Kim Klement-USA TODAY Sports

The Impact of Peppers' Move

Since Harbaugh was offficially brought in on December 30th, the dividends have been swift and considerable. Energy is back. Recruits are talking about Michigan. A coaching staff has been assembled that has NFL experience, recruiting savvy, and current schemes.

Another thing Harbaugh has purportedly done is moved Jabrill Peppers to safety. This move has a lot of implications for the season and for Peppers' career. This will not be like the Hoke era, where players were moved from position to position randomly. If Peppers is indeed going to safety, he'll likely be there for a long time.

Is it a good move? Well, conventional wisdom says a corner is more valuable than a safety. Michiganian wisdom also says that Charles Woodson played corner, so Jabrill should. A more abstract wisdom says that since Jabrill can play both exceptionally well, it's impossible to know for sure.

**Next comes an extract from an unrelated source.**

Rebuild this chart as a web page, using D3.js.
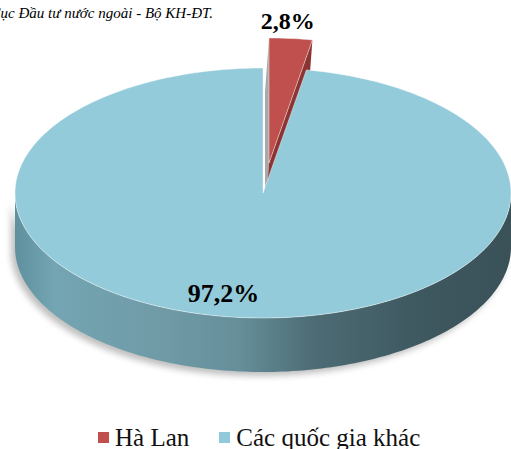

Still, this is probably a very good move for the Wolverines, and there are several reasons. For one, safety is becoming a more important position. Most passing concepts will try to get their athletic receivers downfield to fight for balls with either faster, shorter cornerbacks or slower, less skilled safeties. It's an approach that works very well. With Peppers roaming the backfield, though, the responsibilities of all the other defensive backs become more manageable.

Another is the impact Peppers can have in run defense. Because he can cover so much ground, and follow sweeps to the outside, Michigan gets to throw more bodies at stopping the run. Yes, there's already an athletic, instinctive front seven - that a year ago held its own with anyone in the country - but also a pair of run-stopping safeties behind them that can run sideline-to-sideline. The opportunity for a hybrid eight- or nine-man box out of base personnel helps against up-tempo, spread-to-run offenses without sacrificing the deep pass.

Also, this one move helps give Michigan's defense an identity. It's hard-hitting, fast, and ready for big plays. It's a smashmouth, pass-capable defense with an attitude that all the great defenses had. Peppers will be able to force turnovers in ways that press corners cannot. He'll be able to put his hat on a lot of ball-carriers, but even before the moment the tackle is made, he gets receivers to think twice before they catch the ball, he makes runners hesitate with their angles, and of course he makes quarterbacks wonder where he's going to be once the ball is snapped and the pass is thrown.

This move is gaudy, in a Harbaugh-esque way. It helps shore up a key weakness in Michigan's defense, one that already allowed the fourth-fewest points in the Big Ten. And it helps everyone around Jabrill play better. It's the best of all worlds.